-- begin --

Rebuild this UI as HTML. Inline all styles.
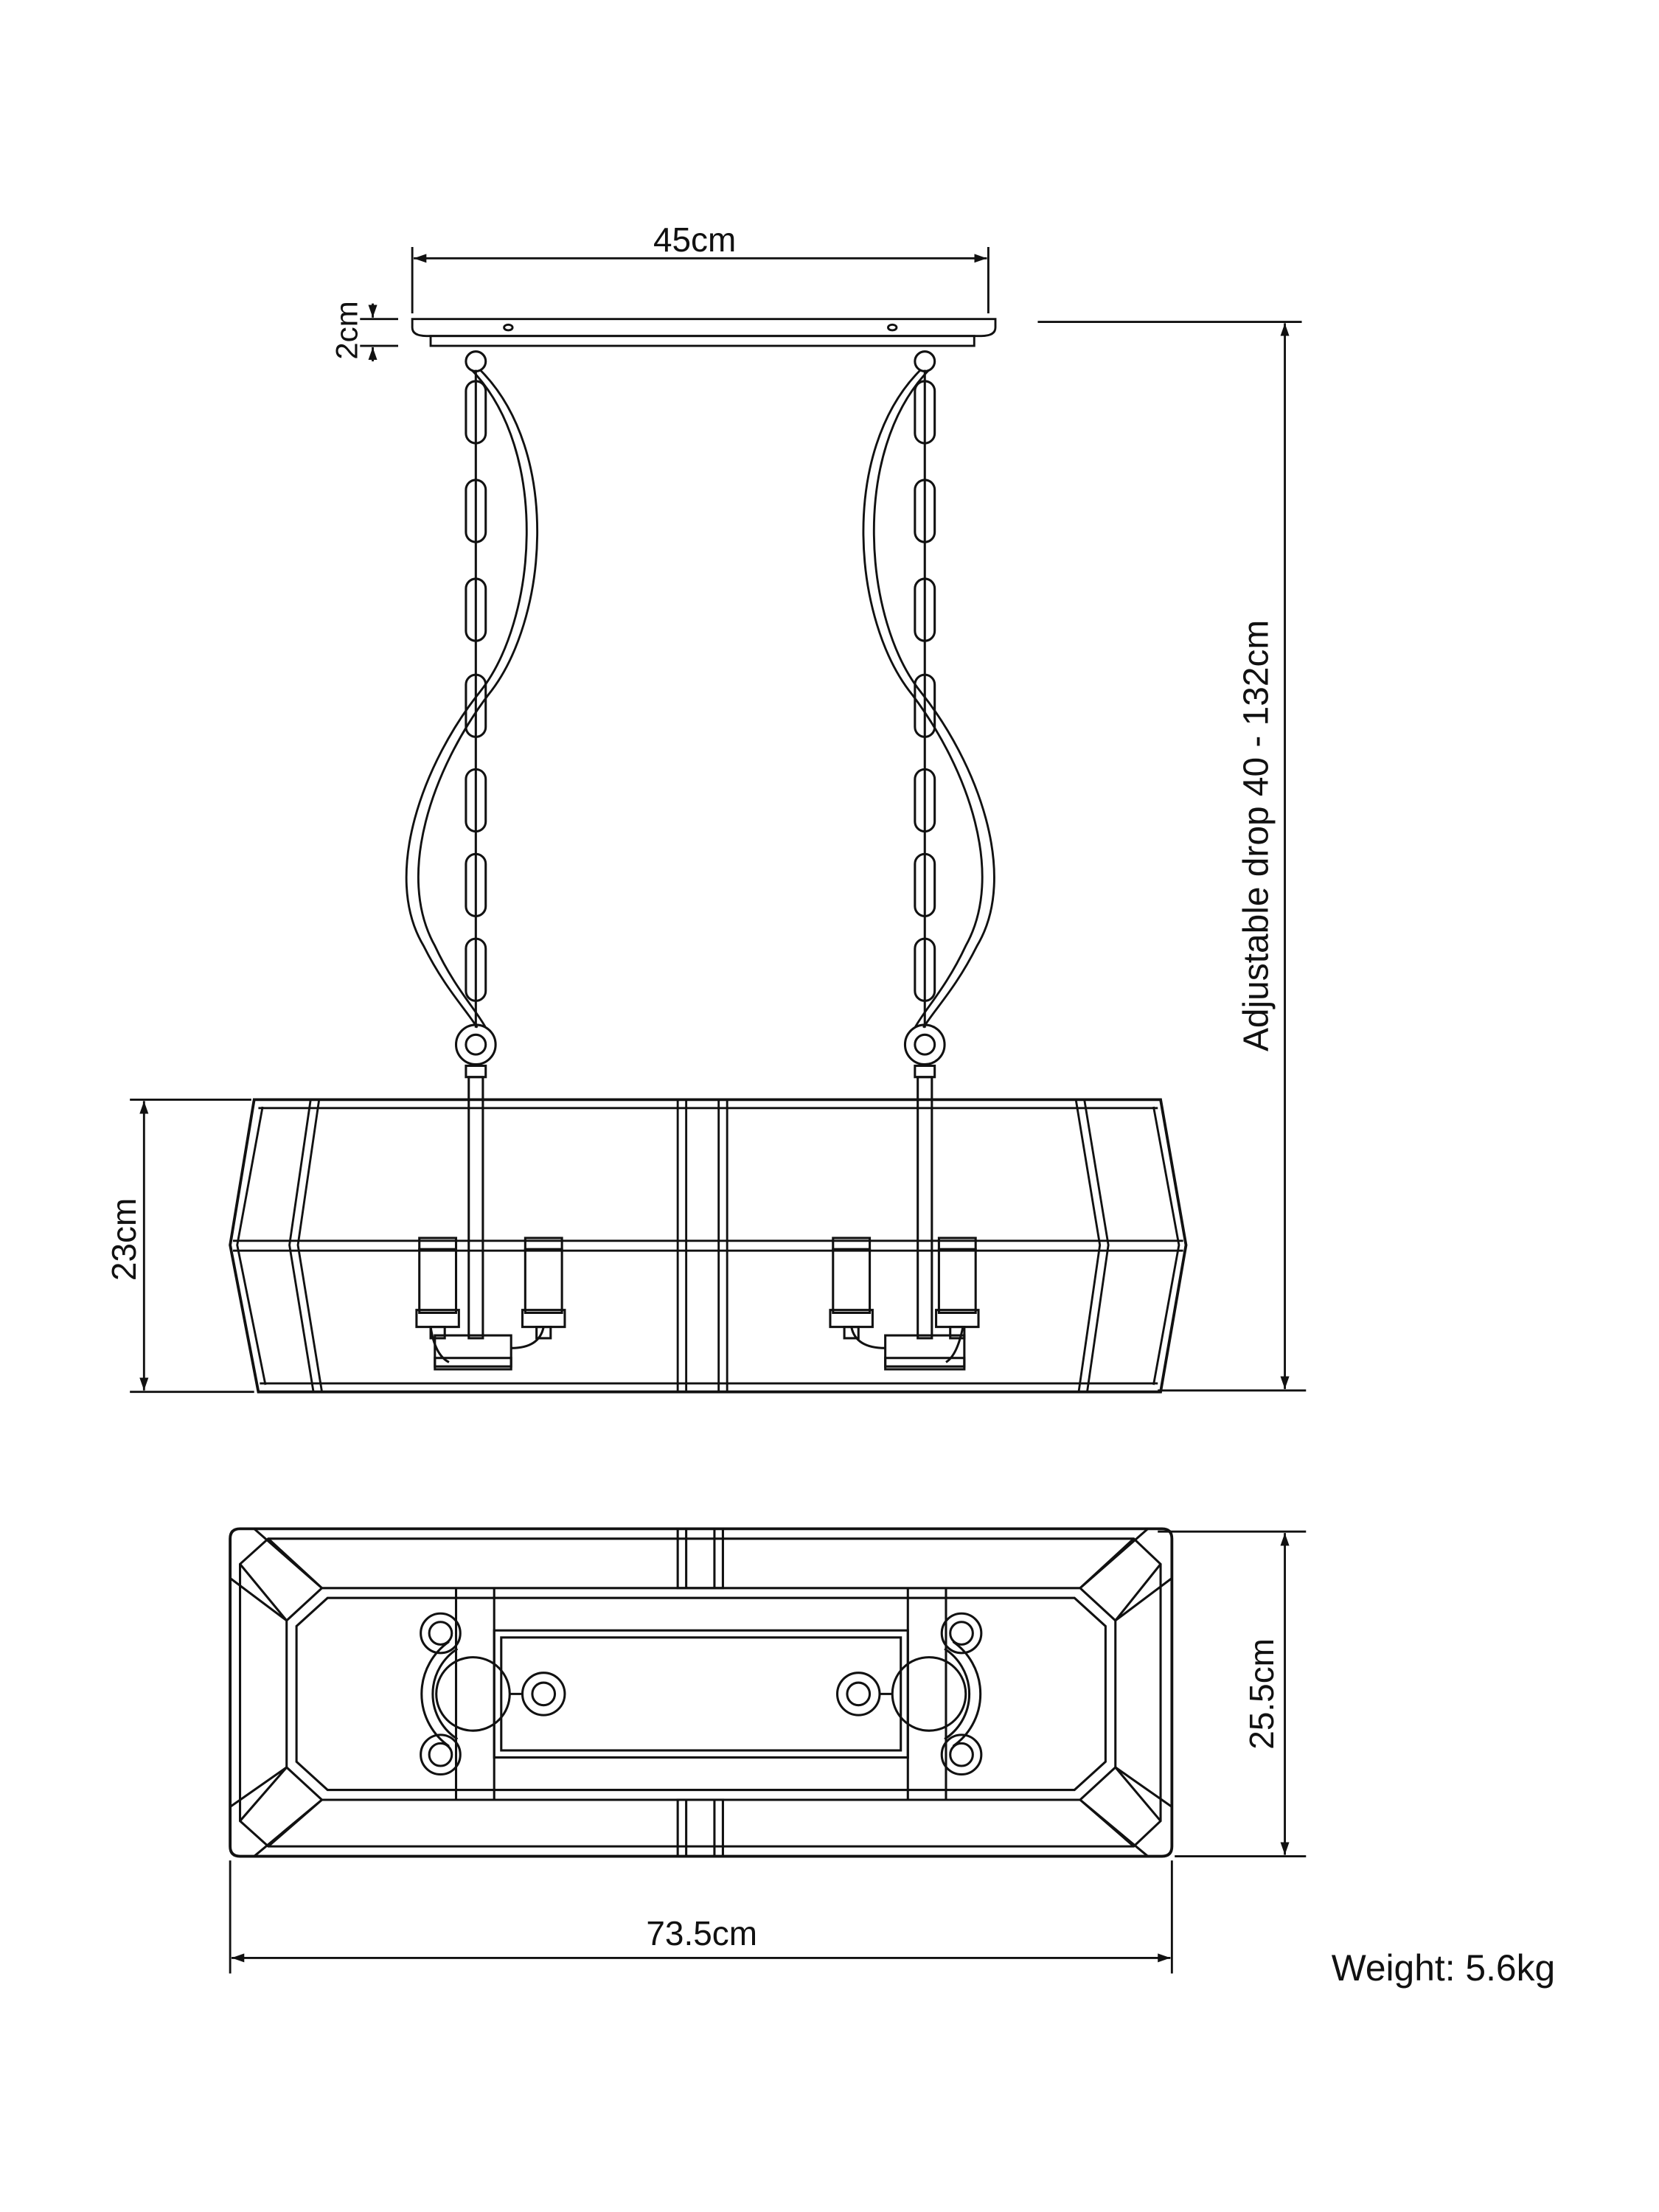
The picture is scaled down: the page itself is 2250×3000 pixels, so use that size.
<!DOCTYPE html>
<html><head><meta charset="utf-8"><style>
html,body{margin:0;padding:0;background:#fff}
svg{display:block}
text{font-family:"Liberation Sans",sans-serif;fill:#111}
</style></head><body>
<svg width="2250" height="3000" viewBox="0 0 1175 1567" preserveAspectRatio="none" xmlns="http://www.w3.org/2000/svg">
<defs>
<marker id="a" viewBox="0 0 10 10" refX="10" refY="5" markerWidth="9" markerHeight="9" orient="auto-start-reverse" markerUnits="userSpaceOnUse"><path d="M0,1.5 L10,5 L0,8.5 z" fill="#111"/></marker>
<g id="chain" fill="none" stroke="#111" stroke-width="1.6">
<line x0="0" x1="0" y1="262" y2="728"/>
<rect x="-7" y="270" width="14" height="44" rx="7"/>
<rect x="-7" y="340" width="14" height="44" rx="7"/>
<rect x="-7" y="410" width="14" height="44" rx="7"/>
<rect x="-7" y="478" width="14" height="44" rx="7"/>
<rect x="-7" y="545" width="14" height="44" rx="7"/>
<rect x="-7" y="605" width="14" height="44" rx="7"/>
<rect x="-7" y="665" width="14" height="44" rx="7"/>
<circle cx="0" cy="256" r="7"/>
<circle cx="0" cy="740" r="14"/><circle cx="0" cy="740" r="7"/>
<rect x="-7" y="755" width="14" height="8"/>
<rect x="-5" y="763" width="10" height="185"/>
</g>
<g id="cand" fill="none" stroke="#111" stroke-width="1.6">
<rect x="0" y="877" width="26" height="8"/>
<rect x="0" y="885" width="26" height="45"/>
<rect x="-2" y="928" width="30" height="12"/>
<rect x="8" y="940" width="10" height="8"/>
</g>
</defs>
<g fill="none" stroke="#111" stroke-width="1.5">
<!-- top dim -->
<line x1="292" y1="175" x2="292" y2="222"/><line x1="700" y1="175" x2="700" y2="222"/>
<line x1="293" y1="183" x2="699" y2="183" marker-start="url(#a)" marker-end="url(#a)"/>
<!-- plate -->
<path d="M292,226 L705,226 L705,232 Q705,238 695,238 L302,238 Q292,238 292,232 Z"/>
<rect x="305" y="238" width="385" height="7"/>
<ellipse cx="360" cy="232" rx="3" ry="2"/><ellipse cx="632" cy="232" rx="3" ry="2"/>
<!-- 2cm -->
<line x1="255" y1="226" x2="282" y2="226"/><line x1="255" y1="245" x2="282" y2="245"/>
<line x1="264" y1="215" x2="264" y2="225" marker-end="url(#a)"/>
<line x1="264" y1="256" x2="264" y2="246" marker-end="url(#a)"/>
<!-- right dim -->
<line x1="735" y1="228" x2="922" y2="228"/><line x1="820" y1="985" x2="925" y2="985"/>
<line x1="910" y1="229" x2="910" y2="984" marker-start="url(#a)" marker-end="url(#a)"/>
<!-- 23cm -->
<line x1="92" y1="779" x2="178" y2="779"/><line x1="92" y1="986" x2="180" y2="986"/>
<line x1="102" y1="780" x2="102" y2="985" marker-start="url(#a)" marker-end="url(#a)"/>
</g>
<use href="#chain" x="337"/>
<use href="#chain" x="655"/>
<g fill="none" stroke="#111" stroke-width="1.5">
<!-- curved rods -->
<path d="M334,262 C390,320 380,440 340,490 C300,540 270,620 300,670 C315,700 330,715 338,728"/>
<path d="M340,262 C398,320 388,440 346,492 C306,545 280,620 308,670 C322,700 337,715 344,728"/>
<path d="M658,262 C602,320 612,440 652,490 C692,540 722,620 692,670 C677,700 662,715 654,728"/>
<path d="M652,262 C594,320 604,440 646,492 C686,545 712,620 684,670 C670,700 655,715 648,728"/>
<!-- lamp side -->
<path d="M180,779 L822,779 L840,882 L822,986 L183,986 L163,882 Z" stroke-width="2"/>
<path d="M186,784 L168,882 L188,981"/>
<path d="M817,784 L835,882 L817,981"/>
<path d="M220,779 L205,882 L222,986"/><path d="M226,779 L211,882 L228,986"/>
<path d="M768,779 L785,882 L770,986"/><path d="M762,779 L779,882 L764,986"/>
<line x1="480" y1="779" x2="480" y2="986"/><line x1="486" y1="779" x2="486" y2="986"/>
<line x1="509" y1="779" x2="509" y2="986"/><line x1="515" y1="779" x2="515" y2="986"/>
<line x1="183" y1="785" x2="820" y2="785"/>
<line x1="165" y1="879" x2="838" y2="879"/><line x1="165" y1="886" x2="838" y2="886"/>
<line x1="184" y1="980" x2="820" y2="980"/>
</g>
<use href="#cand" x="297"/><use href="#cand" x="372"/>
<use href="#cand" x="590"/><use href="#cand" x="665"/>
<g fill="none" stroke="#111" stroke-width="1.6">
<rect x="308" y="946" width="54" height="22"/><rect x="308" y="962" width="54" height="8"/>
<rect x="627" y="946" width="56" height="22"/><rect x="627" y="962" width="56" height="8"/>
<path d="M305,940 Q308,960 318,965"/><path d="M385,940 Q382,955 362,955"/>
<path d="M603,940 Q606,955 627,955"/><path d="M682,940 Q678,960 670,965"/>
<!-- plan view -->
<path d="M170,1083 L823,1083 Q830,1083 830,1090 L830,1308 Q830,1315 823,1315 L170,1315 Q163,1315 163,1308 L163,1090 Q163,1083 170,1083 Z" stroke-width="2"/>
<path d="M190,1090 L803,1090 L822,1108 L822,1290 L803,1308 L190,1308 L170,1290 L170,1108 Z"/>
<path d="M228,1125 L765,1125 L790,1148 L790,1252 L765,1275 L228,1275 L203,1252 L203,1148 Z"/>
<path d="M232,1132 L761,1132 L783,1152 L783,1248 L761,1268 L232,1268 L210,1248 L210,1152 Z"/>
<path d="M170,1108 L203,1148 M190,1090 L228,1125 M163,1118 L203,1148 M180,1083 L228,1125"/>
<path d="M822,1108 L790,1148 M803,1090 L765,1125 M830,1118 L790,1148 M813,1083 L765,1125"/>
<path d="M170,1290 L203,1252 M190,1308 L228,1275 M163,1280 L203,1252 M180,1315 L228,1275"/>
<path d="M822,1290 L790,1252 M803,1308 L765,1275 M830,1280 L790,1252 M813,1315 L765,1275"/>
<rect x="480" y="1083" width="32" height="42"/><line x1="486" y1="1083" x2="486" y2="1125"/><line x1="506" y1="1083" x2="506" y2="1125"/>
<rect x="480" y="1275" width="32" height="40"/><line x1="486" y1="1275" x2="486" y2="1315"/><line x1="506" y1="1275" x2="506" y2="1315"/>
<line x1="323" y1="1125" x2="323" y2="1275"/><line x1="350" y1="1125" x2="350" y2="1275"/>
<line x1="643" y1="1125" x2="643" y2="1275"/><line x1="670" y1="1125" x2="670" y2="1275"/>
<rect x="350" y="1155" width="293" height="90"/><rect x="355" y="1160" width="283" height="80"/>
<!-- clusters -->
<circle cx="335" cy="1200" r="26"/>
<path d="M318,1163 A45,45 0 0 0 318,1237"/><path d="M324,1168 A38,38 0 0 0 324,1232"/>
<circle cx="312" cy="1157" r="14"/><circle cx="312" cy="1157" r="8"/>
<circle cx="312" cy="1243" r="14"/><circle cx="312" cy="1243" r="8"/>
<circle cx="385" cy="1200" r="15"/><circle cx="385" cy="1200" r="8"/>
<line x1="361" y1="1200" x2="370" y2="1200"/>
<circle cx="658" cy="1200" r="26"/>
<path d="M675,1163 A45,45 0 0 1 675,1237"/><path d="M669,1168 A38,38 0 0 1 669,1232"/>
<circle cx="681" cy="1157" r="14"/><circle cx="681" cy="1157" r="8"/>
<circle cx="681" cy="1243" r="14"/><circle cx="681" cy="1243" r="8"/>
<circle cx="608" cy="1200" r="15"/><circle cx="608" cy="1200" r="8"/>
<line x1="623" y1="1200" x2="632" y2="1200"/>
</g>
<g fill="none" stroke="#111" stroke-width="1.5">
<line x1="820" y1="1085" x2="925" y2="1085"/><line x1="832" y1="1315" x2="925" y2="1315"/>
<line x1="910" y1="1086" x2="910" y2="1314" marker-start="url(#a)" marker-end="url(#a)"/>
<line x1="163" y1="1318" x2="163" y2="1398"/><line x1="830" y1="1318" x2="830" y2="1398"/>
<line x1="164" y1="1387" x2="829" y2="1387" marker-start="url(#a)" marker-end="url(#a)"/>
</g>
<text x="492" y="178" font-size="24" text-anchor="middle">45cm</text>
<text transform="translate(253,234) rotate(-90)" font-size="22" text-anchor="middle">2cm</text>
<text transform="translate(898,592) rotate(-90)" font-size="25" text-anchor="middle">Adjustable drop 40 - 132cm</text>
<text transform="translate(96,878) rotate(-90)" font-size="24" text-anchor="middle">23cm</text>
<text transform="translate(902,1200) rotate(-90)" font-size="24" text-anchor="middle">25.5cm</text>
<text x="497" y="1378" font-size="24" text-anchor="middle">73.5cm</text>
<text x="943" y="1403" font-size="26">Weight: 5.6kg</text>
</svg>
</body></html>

-- end --

__Stated task__:
Scan the material above and determine how many lines include the word "size"; report only the number.

__Output__:
8